Avoiding one blackout could save a company much more money than a host of efficiency improvements.”
Wärtsilä helps build a bespoke plan to meet a company’s decarbonisation goals. Modelling and simulations do not come with extra charge, as it is part of the Wärtsilä Decarbonisation Services. But what could go wrong if you don’t
do modelling and simulations?
“If you don’t model and simulate different scenarios you’re risking reliability, making suboptimal investment decisions, and your system might not be operating optimally,” Teperi explains. “You need to study your system and what actions to take. You need to do it smart.”

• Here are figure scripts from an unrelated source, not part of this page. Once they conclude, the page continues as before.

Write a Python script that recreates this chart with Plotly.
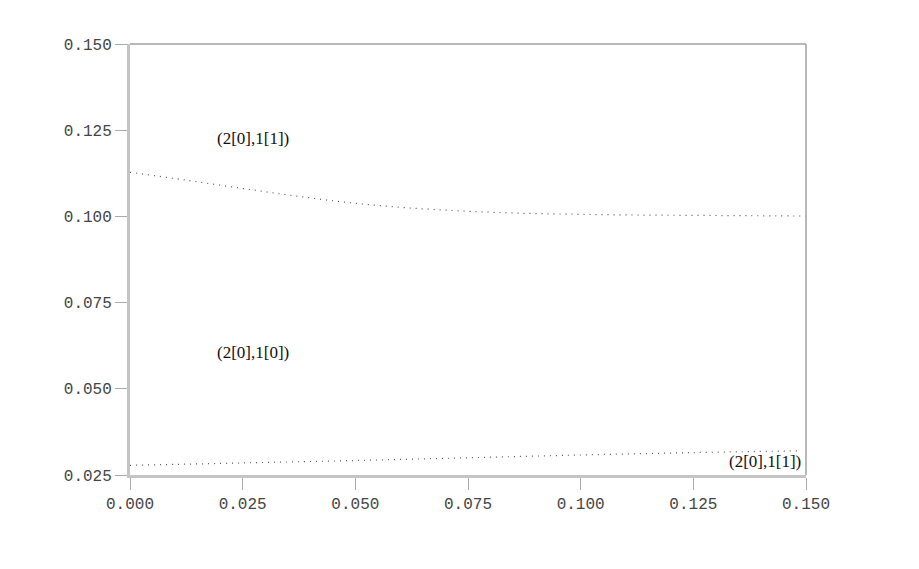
import plotly.graph_objects as go

x_upper = [0.0, 0.0125, 0.025, 0.0375, 0.05, 0.0625, 0.075, 0.0875, 0.1, 0.1125, 0.125, 0.1375, 0.15]
y_upper = [0.1128, 0.1105, 0.1081, 0.1058, 0.1038, 0.1024, 0.1015, 0.1009, 0.1006, 0.1004, 0.1003, 0.1002, 0.1001]

x_lower = [0.0, 0.025, 0.05, 0.075, 0.1, 0.125, 0.148]
y_lower = [0.0278, 0.0285, 0.0292, 0.0300, 0.0308, 0.0315, 0.0320]

labels = ["(2[0],1[1])", "(2[0],1[0])", "(2[0],1[1])"]
label_x = [0.0273, 0.0273, 0.1410]
label_y = [0.1227, 0.0605, 0.0288]

tick_vals = [0.025, 0.050, 0.075, 0.100, 0.125, 0.150]
x_tick_vals = [0.0, 0.025, 0.05, 0.075, 0.1, 0.125, 0.15]

fig = go.Figure()
line_style = dict(color="#555555", width=1.2, dash="1px,5px")
fig.add_trace(go.Scatter(x=x_upper, y=y_upper, mode="lines", line=dict(line_style, shape="spline"), showlegend=False, hoverinfo="skip"))
fig.add_trace(go.Scatter(x=x_lower, y=y_lower, mode="lines", line=dict(line_style, shape="spline"), showlegend=False, hoverinfo="skip"))

for t, lx, ly in zip(labels, label_x, label_y):
    fig.add_annotation(x=lx, y=ly, text=t, showarrow=False,
                       font=dict(family="Liberation Serif", size=17, color="#111111"))

mono = dict(family="Liberation Mono", size=16, color="#444444")
fig.update_layout(
    width=919, height=569,
    margin=dict(l=122, r=121, t=36, b=102),
    plot_bgcolor="white", paper_bgcolor="white",
    xaxis=dict(range=[0, 0.15], tickvals=x_tick_vals, ticktext=[f"{v:.3f}" for v in x_tick_vals],
               showgrid=False, zeroline=False, showline=True, linecolor="#c4c4c4", linewidth=3,
               ticks="outside", ticklen=12, tickcolor="#aaaaaa", tickwidth=1, tickfont=mono),
    yaxis=dict(range=[0.025, 0.150], tickvals=tick_vals, ticktext=[f"{v:.3f}" for v in tick_vals],
               showgrid=False, zeroline=False, showline=True, linecolor="#c4c4c4", linewidth=3,
               ticks="outside", ticklen=12, tickcolor="#aaaaaa", tickwidth=1, tickfont=mono),
    shapes=[
        dict(type="line", xref="paper", yref="paper", x0=0, x1=1, y0=1, y1=1, line=dict(color="#a0a0a0", width=1.5)),
        dict(type="line", xref="paper", yref="paper", x0=1, x1=1, y0=0, y1=1, line=dict(color="#a0a0a0", width=1.5)),
    ],
)
fig.write_html("out.html")
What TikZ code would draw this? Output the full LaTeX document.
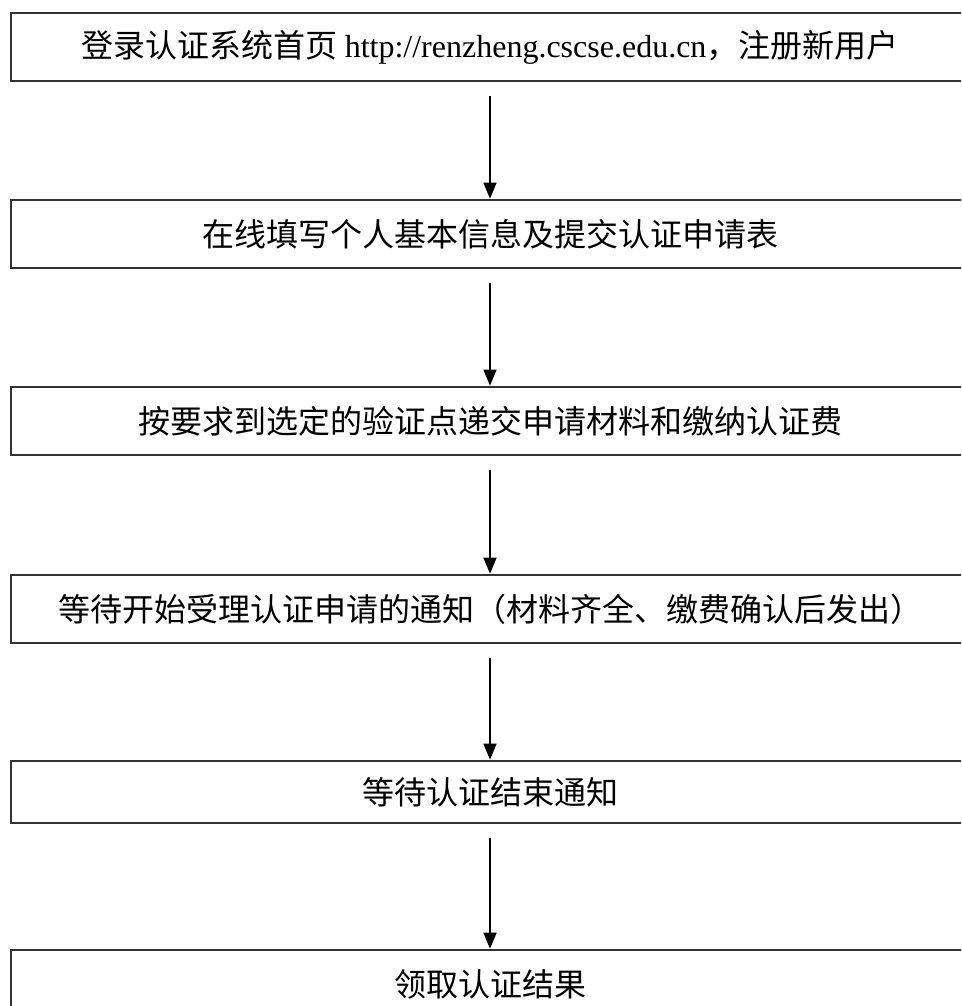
\documentclass[tikz,border=0pt]{standalone}
\usepackage{fontspec}
\setmainfont{Liberation Serif}
\newfontfamily\cjk{Noto Sans CJK SC}
\usetikzlibrary{arrows.meta}
\begin{document}
\begin{tikzpicture}[x=1pt,y=-1pt,
  stepbox/.style={draw=black!80, line width=2.6pt, minimum width=958pt, minimum height=68pt,
    inner sep=0pt, font=\fontsize{32pt}{36pt}\selectfont\cjk, text=black},
  flow/.style={line width=1.4pt, draw=black, -{Triangle[width=13pt,length=16pt]}}]
\useasboundingbox (0,0) rectangle (961,1006);
\clip (0,0) rectangle (961,1006);
\fill[white] (0,0) rectangle (961,1006);
\node[stepbox] (b1) at (490,47) {登录认证系统首页 {\rmfamily http://renzheng.cscse.edu.cn}，注册新用户};
\node[stepbox] (b2) at (490,234) {在线填写个人基本信息及提交认证申请表};
\node[stepbox] (b3) at (490,421) {按要求到选定的验证点递交申请材料和缴纳认证费};
\node[stepbox] (b4) at (490,609) {等待开始受理认证申请的通知（材料齐全、缴费确认后发出）};
\node[stepbox, minimum height=62pt] (b5) at (490,792) {等待认证结束通知};
\node[stepbox] (b6) at (490,984) {领取认证结果};
\draw[flow] ([yshift=-14pt]b1.south) -- (b2.north);
\draw[flow] ([yshift=-14pt]b2.south) -- (b3.north);
\draw[flow] ([yshift=-14pt]b3.south) -- (b4.north);
\draw[flow] ([yshift=-14pt]b4.south) -- (b5.north);
\draw[flow] ([yshift=-14pt]b5.south) -- (b6.north);
\end{tikzpicture}
\end{document}
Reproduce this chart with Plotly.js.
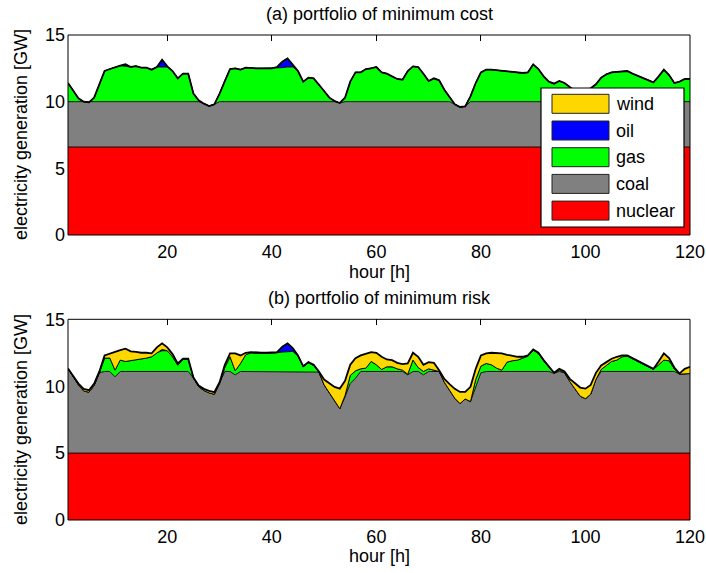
<!DOCTYPE html>
<html>
<head>
<meta charset="utf-8">
<script src="https://cdn.plot.ly/plotly-3.0.1.min.js"></script>
<style>html,body{margin:0;padding:0;background:#fff;}#chart{width:706px;height:573px;}</style>
</head>
<body>
<div id="chart"></div>
<script>
// ---------- data ----------
var hours = [1,2,3,4,5,6,7,8,9,10,11,12,13,14,15,16,17,18,19,20,
  21,22,23,24,25,26,27,28,29,30,31,32,33,34,35,36,37,38,39,40,
  41,42,43,44,45,46,47,48,49,50,51,52,53,54,55,56,57,58,59,60,
  61,62,63,64,65,66,67,68,69,70,71,72,73,74,75,76,77,78,79,80,
  81,82,83,84,85,86,87,88,89,90,91,92,93,94,95,96,97,98,99,100,
  101,102,103,104,105,106,107,108,109,110,111,112,113,114,115,116,117,118,119,120];

var seriesNames = ["nuclear","coal","gas","oil","wind"];
var seriesColors = ["#FF0000","#808080","#00FF00","#0000FF","#FFD700"];
var xTicks = [20,40,60,80,100,120];
var yTicks = [0,5,10,15];

// (a) portfolio of minimum cost
var nuclearA = [6.6,6.6,6.6,6.6,6.6,6.6,6.6,6.6,6.6,6.6,6.6,6.6,6.6,6.6,6.6,6.6,6.6,6.6,6.6,6.6,
  6.6,6.6,6.6,6.6,6.6,6.6,6.6,6.6,6.6,6.6,6.6,6.6,6.6,6.6,6.6,6.6,6.6,6.6,6.6,6.6,
  6.6,6.6,6.6,6.6,6.6,6.6,6.6,6.6,6.6,6.6,6.6,6.6,6.6,6.6,6.6,6.6,6.6,6.6,6.6,6.6,
  6.6,6.6,6.6,6.6,6.6,6.6,6.6,6.6,6.6,6.6,6.6,6.6,6.6,6.6,6.6,6.6,6.6,6.6,6.6,6.6,
  6.6,6.6,6.6,6.6,6.6,6.6,6.6,6.6,6.6,6.6,6.6,6.6,6.6,6.6,6.6,6.6,6.6,6.6,6.6,6.6,
  6.6,6.6,6.6,6.6,6.6,6.6,6.6,6.6,6.6,6.6,6.6,6.6,6.6,6.6,6.6,6.6,6.6,6.6,6.6,6.6];
var coalA = [3.4,3.4,3.4,3.4,3.35,3.4,3.4,3.4,3.4,3.4,3.4,3.4,3.4,3.4,3.4,3.4,3.4,3.4,3.4,3.4,
  3.4,3.4,3.4,3.4,3.4,3.4,3.25,3.07,3.2,3.4,3.4,3.4,3.4,3.4,3.4,3.4,3.4,3.4,3.4,3.4,
  3.4,3.4,3.4,3.4,3.4,3.4,3.4,3.4,3.4,3.4,3.4,3.4,3.3,3.4,3.4,3.4,3.4,3.4,3.4,3.4,
  3.4,3.4,3.4,3.4,3.4,3.4,3.4,3.4,3.4,3.4,3.4,3.4,3.4,3.4,3.2,3.0,3.05,3.4,3.4,3.4,
  3.4,3.4,3.4,3.4,3.4,3.4,3.4,3.4,3.4,3.4,3.4,3.4,3.4,3.4,3.4,3.4,3.4,3.4,3.4,3.4,
  3.4,3.4,3.4,3.4,3.4,3.4,3.4,3.4,3.4,3.4,3.4,3.4,3.4,3.4,3.4,3.4,3.4,3.4,3.4,3.4];
var gasA = [1.4,0.8,0.25,0,0,0.3,1.3,2.3,2.45,2.6,2.7,2.65,2.6,2.67,2.55,2.55,2.4,2.6,2.6,2.6,
  2.3,1.75,2.1,2.1,0.6,0.1,0,0,0,0.6,1.6,2.45,2.5,2.4,2.55,2.5,2.5,2.5,2.5,2.5,
  2.55,2.55,2.6,2.6,2.3,1.5,1.8,1.75,1.3,0.8,0.3,0.05,0,0.3,1.5,2.2,2.2,2.45,2.5,2.6,
  2.2,2.1,1.9,1.7,1.65,2.3,2.65,2.6,2.1,1.55,1.75,1.6,0.9,0.35,0,0,0,0.4,1.4,2.2,
  2.4,2.4,2.35,2.3,2.25,2.2,2.2,2.15,2.2,2.8,2.45,1.9,1.5,1.35,1.55,1.4,1.1,0.8,0.7,0.8,
  1.0,1.3,1.8,2.05,2.2,2.25,2.3,2.3,2.1,1.95,1.8,1.6,1.45,1.9,2.4,2.0,1.4,1.5,1.7,1.7];
var oilA = [0,0,0,0,0,0,0,0,0,0,0,0.15,0,0,0,0,0,0,0.55,0.05,
  0,0,0,0,0,0,0,0,0,0,0,0,0,0,0,0,0,0,0,0,
  0.05,0.45,0.65,0.2,0,0,0,0,0,0,0,0,0,0,0,0,0,0,0,0,
  0,0,0,0,0,0,0,0,0,0,0,0,0,0,0,0,0,0,0,0,
  0,0,0,0,0,0,0,0,0,0,0,0,0,0,0,0,0,0,0,0,
  0,0,0,0,0,0,0,0,0,0,0,0,0,0,0,0,0,0,0,0];
var windA = [0,0,0,0,0,0,0,0,0,0,0,0,0,0,0,0,0,0,0,0,
  0,0,0,0,0,0,0,0,0,0,0,0,0,0,0,0,0,0,0,0,
  0,0,0,0,0,0,0,0,0,0,0,0,0,0,0,0,0,0,0,0,
  0,0,0,0,0,0,0,0,0,0,0,0,0,0,0,0,0,0,0,0,
  0,0,0,0,0,0,0,0,0,0,0,0,0,0,0,0,0,0,0,0,
  0,0,0,0,0,0,0,0,0,0,0,0,0,0,0,0,0,0,0,0];

// (b) portfolio of minimum risk
var nuclearB = [5,5,5,5,5,5,5,5,5,5,5,5,5,5,5,5,5,5,5,5,
  5,5,5,5,5,5,5,5,5,5,5,5,5,5,5,5,5,5,5,5,
  5,5,5,5,5,5,5,5,5,5,5,5,5,5,5,5,5,5,5,5,
  5,5,5,5,5,5,5,5,5,5,5,5,5,5,5,5,5,5,5,5,
  5,5,5,5,5,5,5,5,5,5,5,5,5,5,5,5,5,5,5,5,
  5,5,5,5,5,5,5,5,5,5,5,5,5,5,5,5,5,5,5,5];
var coalB = [6.32,5.75,5.1,4.65,4.55,5.05,6.0,6.1,6.1,5.7,6.1,6.1,6.1,6.1,6.1,6.1,6.1,6.1,6.1,6.1,
  6.1,6.1,6.1,6.1,5.6,4.97,4.68,4.5,4.4,5.2,6.1,6.1,5.85,6.1,6.1,6.1,6.1,6.1,6.1,6.1,
  6.1,6.1,6.1,6.1,6.1,6.1,6.1,6.1,6.05,5.1,4.5,3.9,3.32,4.2,5.2,5.6,6.1,6.1,6.1,6.1,
  6.1,6.1,6.1,6.1,6.1,5.85,6.1,6.1,5.85,6.1,6.1,6.1,5.3,4.7,4.1,3.7,4.05,3.85,4.9,6.0,
  6.1,6.1,6.1,6.1,6.1,6.1,6.1,6.1,6.1,6.1,6.1,6.1,6.1,5.97,6.1,6.0,5.35,4.8,4.25,4.07,
  4.4,5.5,6.1,6.1,6.1,6.1,6.1,6.1,6.1,6.1,6.1,6.1,6.1,6.1,6.1,6.1,6.1,5.9,5.9,5.95];
var gasB = [0,0,0,0,0,0,0,1.0,1.0,0.5,0.85,0.75,0.8,0.85,0.9,1.0,1.1,1.4,1.55,1.55,
  1.1,0.47,0.9,0.9,0,0,0,0,0,0,0.3,1.1,0.3,0.6,1.25,1.4,1.35,1.35,1.35,1.35,
  1.4,1.45,1.47,1.5,1.15,0.35,0.65,0.45,0,0,0,0,0,0.1,0.6,0.55,0.2,0.25,0.75,0.5,
  0.15,0.35,0.35,0.2,0.1,0.05,0.85,0.3,0.25,0.2,0.1,0,0,0,0,0,0,0,0.6,0.5,
  0.6,0.5,0.25,0.1,0.7,0.8,0.85,1.0,1.15,1.6,1.35,0.8,0.35,0,0.1,0,0,0,0,0,
  0,0,0.15,0.45,0.75,0.85,1.1,1.15,0.95,0.8,0.55,0.35,0.15,0.5,0.85,0.8,0.2,0,0,0];
var oilB = [0,0,0,0,0,0,0,0,0,0,0,0,0,0,0,0,0,0,0.1,0,
  0,0,0,0,0,0,0,0,0,0,0,0,0,0,0,0,0,0,0,0,
  0,0.4,0.63,0.25,0,0,0,0,0,0,0,0,0,0,0,0,0,0,0,0,
  0,0,0,0,0,0,0,0,0,0,0,0,0,0,0,0,0,0,0,0,
  0,0,0,0,0,0,0,0,0,0,0,0,0,0,0,0,0,0,0,0,
  0,0,0,0,0,0,0,0,0,0,0,0,0,0,0,0,0,0,0,0];
var windB = [0,0.05,0.1,0.15,0.15,0.15,0.1,0.2,0.35,1.35,0.75,0.95,0.7,0.62,0.5,0.4,0.25,0.4,0.45,0.25,
  0.2,0.13,0.05,0.05,0.05,0.08,0.12,0.15,0.15,0.1,0.2,0.25,1.3,0.6,0.15,0.05,0.05,0.05,0.05,0.05,
  0.05,0,0,0,0.05,0.05,0.05,0.05,0.05,0.4,0.7,1.05,1.5,1.1,0.8,0.95,1.0,1.1,0.7,0.9,
  0.95,0.55,0.5,0.45,0.45,0.8,0.55,0.8,0.5,0.5,0.55,0.1,0.25,0.45,0.7,0.87,0.52,1.1,0.8,0.8,
  0.75,0.9,1.15,1.25,0.55,0.35,0.25,0.1,0.05,0.05,0.05,0.05,0.05,0.03,0.1,0.1,0.2,0.4,0.65,0.75,
  0.7,0.5,0.3,0.25,0.2,0.25,0.1,0.05,0.05,0.05,0.05,0.05,0.05,0.25,0.5,0.2,0.1,0.05,0.4,0.5];

// ---------- drawing ----------
var W = 706, H = 573;
var M = {l: 68, r: 16, t: 35, b: 53};
var PW = W - M.l - M.r, PH = H - M.t - M.b;
function px(x) { return (x - M.l) / PW; }
function py(y) { return (H - M.b - y) / PH; }

var FONT = "Liberation Sans, Arial, sans-serif";
var panelA = [nuclearA, coalA, gasA, oilA, windA];
var panelB = [nuclearB, coalB, gasB, oilB, windB];

var traces = [];
function addPanel(vals, xa, ya, grp) {
  for (var i = 0; i < vals.length; i++) {
    traces.push({
      type: "scatter", mode: "lines", x: hours, y: vals[i],
      xaxis: xa, yaxis: ya, stackgroup: grp, name: seriesNames[i],
      fillcolor: seriesColors[i],
      line: {color: "#000", width: (i === vals.length - 1) ? 1.8 : 0.9},
      showlegend: false, hoverinfo: "skip"
    });
  }
}
addPanel(panelA, "x", "y", "a");
addPanel(panelB, "x2", "y2", "b");

function xax(anchor) {
  return {
    domain: [0, 1], range: [1, 120], anchor: anchor,
    tickvals: xTicks, ticktext: xTicks.map(String),
    ticks: "inside", ticklen: 6, tickwidth: 1, tickcolor: "#000",
    mirror: "ticks", showline: false, showgrid: false, zeroline: false,
    layer: "below traces", tickfont: {family: FONT, size: 18, color: "#000"},
    ticklabelstandoff: 4, fixedrange: true
  };
}
function yax(domain, anchor) {
  return {
    domain: domain, range: [0, 15], anchor: anchor,
    tickvals: yTicks, ticktext: yTicks.map(String),
    ticks: "inside", ticklen: 6, tickwidth: 1, tickcolor: "#000",
    mirror: "ticks", showline: false, showgrid: false, zeroline: false,
    layer: "below traces", tickfont: {family: FONT, size: 18, color: "#000"},
    ticklabelstandoff: 2, fixedrange: true
  };
}

var yDomA = [py(235), 1];
var yDomB = [0, py(319.3)];

var shapes = [
  {type: "rect", xref: "x domain", yref: "y domain", x0: 0, x1: 1, y0: 0, y1: 1,
   line: {color: "#000", width: 1}, fillcolor: "rgba(0,0,0,0)", layer: "above"},
  {type: "rect", xref: "x2 domain", yref: "y2 domain", x0: 0, x1: 1, y0: 0, y1: 1,
   line: {color: "#000", width: 1}, fillcolor: "rgba(0,0,0,0)", layer: "above"}
];
// legend box
shapes.push({type: "rect", xref: "paper", yref: "paper",
  x0: px(541), x1: px(684), y0: py(227), y1: py(88),
  line: {color: "#000", width: 1.2}, fillcolor: "#fff", layer: "above"});
var annotations = [];
var legendOrder = [4, 3, 2, 1, 0];
for (var k = 0; k < legendOrder.length; k++) {
  var sIdx = legendOrder[k];
  var rowTop = 94.3 + k * 26.7;
  shapes.push({type: "rect", xref: "paper", yref: "paper",
    x0: px(552), x1: px(609), y0: py(rowTop + 19), y1: py(rowTop),
    line: {color: "#222", width: 1}, fillcolor: seriesColors[sIdx], layer: "above"});
  annotations.push({xref: "paper", yref: "paper", x: px(614), y: py(rowTop + 9.5),
    xanchor: "left", yanchor: "middle", showarrow: false, text: seriesNames[sIdx],
    font: {family: FONT, size: 18, color: "#000"}});
}

function ann(text, x, y, rot) {
  return {xref: "paper", yref: "paper", x: px(x), y: py(y), xanchor: "center", yanchor: "middle",
    showarrow: false, text: text, textangle: rot || 0,
    font: {family: FONT, size: 18, color: "#000"}};
}
annotations.push(ann("(a) portfolio of minimum cost", 379, 14));
annotations.push(ann("(b) portfolio of minimum risk", 379, 298));
annotations.push(ann("hour [h]", 379, 272));
annotations.push(ann("hour [h]", 379, 556));
annotations.push(ann("electricity generation [GW]", 21, 135, -90));
annotations.push(ann("electricity generation [GW]", 21, 420, -90));

var layout = {
  width: W, height: H, margin: M,
  paper_bgcolor: "#fff", plot_bgcolor: "#fff",
  showlegend: false,
  font: {family: FONT, size: 18, color: "#000"},
  xaxis: xax("y"), yaxis: yax(yDomA, "x"),
  xaxis2: xax("y2"), yaxis2: yax(yDomB, "x2"),
  shapes: shapes, annotations: annotations
};

Plotly.newPlot("chart", traces, layout, {staticPlot: true, displayModeBar: false});
</script>
</body>
</html>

Chronological dispatch modelling is especially useful in hybrid systems because it can capture and quantify the synergies between different assets, such as solar, wind, energy storage and balancing engines.
This is the old “look before you leap” proverb. One example of “looking” via comprehensive modelling resulted in a five-year roadmap for improvements. The first “leap” will add the Wärtsilä GEMS Digital Energy Platform, smart software that monitors, controls and optimises energy assets. GEMS enables a live system optimisation based upon different factors set with the consumer, while at the same time it has the potential to increase reliability. The next will add energy storage, followed by gas conversions of engines and finally adding more solar capacity and energy storage. In only five years the results will be dramatic: CO2 emissions reduced by 24.1% and costs down by 15%.
At every stage of this process Wärtsilä will be working to make sure good decisions are made based on hard data, so the solutions work and their cost, sustainability and reliability goals are met.
“Our roadmap is not just a theory or a hypothetical report,” Teperi says. “We have the skills and the technology to implement this today. Currently, we are working a lot with microgrids, owned by industrial companies or island grids, and our Decarbonisation Services help these players make and follow these plans.”